Foreign Secretary, Dominic Raab declared “I am delighted that the UK has, today, formally become a Dialogue Partner of the Association of Southeast Asian Nations (ASEAN) bloc – the first new country in 25 years. This is a landmark moment in the UK’s tilt towards the Indo Pacific. Our closer ties with ASEAN will help create green jobs, reinforce our security cooperation, promote tech and science partnerships, and safeguard key pillars of international law like the UN Convention on the Law of the Sea.”
The new agreement will also help the UK to deepen economic links with ASEAN, which has a combined GDP of $3.2 trillion. Total trade between the UK and ASEAN was £32.3 billion in the four quarters to the end of Q1 2021 with huge potential to boost this trade, creating jobs at home.

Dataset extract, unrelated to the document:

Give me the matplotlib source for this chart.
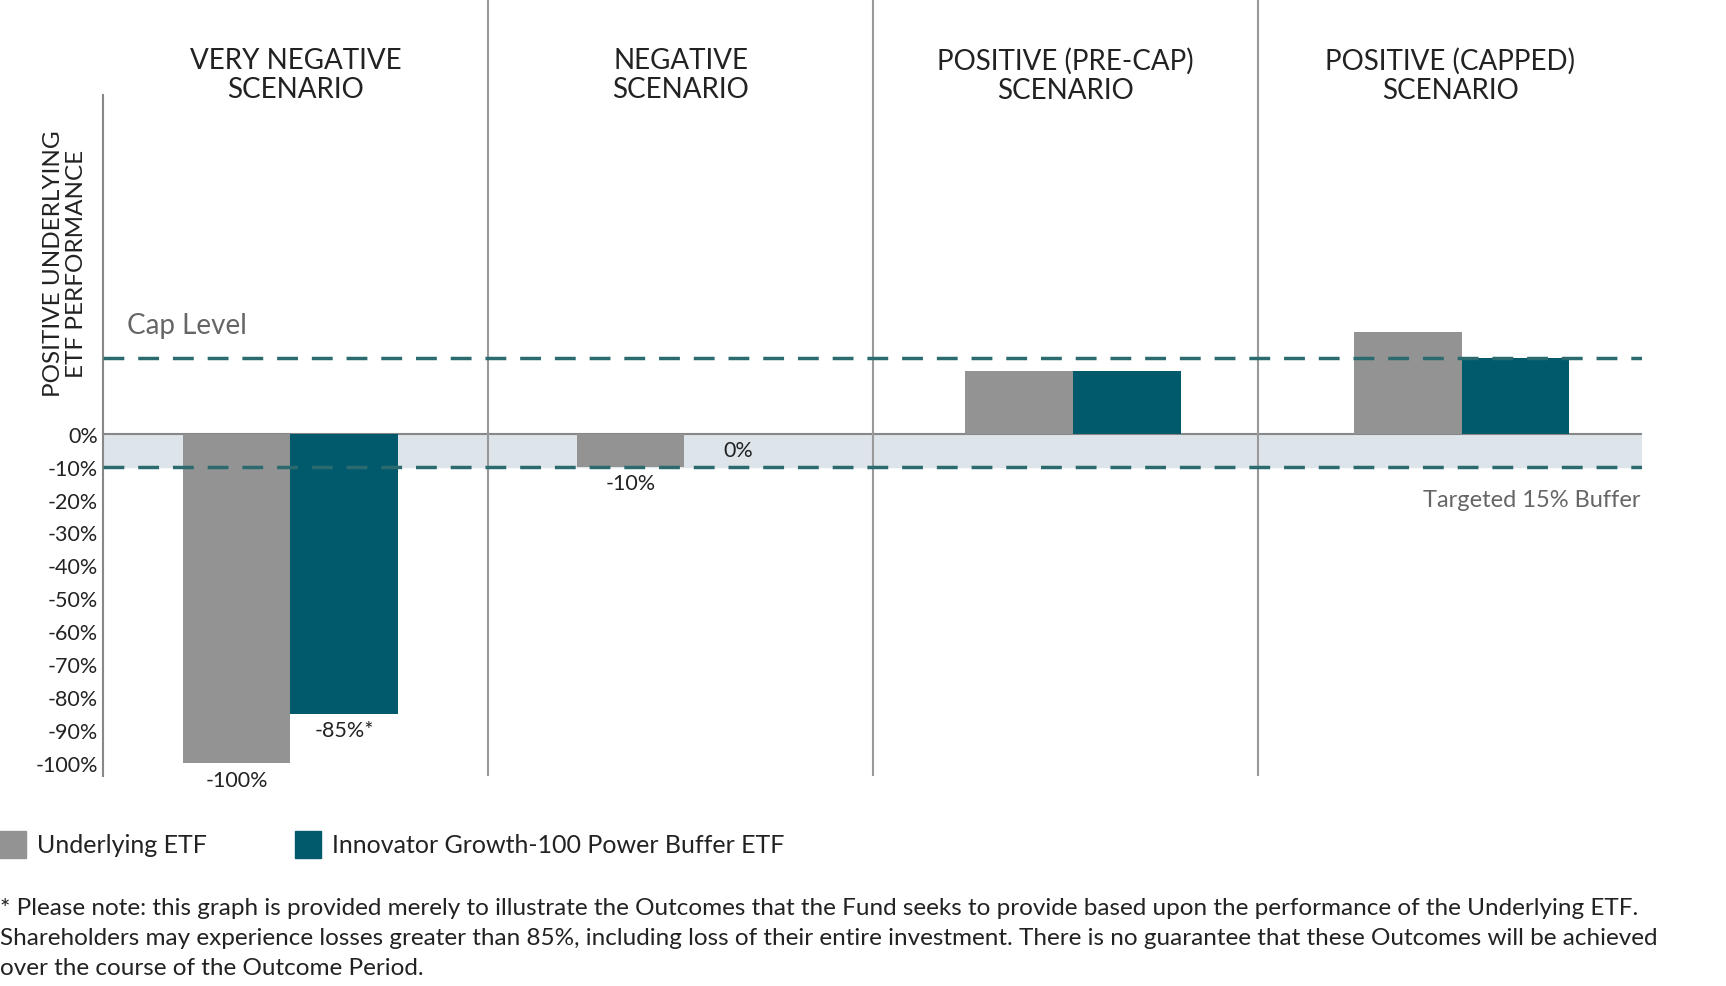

International Trade Secretary, Liz Truss said “This is great news and shows Global Britain in action, forging stronger relationships around the world as an independent trading nation. Along with CPTPP accession and deals with countries like Singapore and Vietnam, this will help unlock opportunities for British businesses in a high-growth region of more than 650 million people, allowing them to expand and create jobs across the UK.”
Dominic Raab has visited Southeast Asia five times since becoming Foreign Secretary, demonstrating the growing importance of the Indo-Pacific, as set out in the Integrated Review.
The announcement comes at a time of growing UK defence and security cooperation in the Indo-Pacific, as the UK’s Carrier Strike Group, led by the HMS Queen Elizabeth, is in the region and has completed a series of engagements with a range of ASEAN partners, with further interactions planned in the autumn.
In June, the UK formally launched accession negotiations with the CPTPP (Comprehensive and Progressive Agreement for Trans-Pacific Partnership) nations. The CPTPP is one of the largest free trade areas in the world, accounting for 13% of global GDP in 2019. Four ASEAN states – Singapore, Vietnam, Malaysia and Brunei – are members of the CPTPP.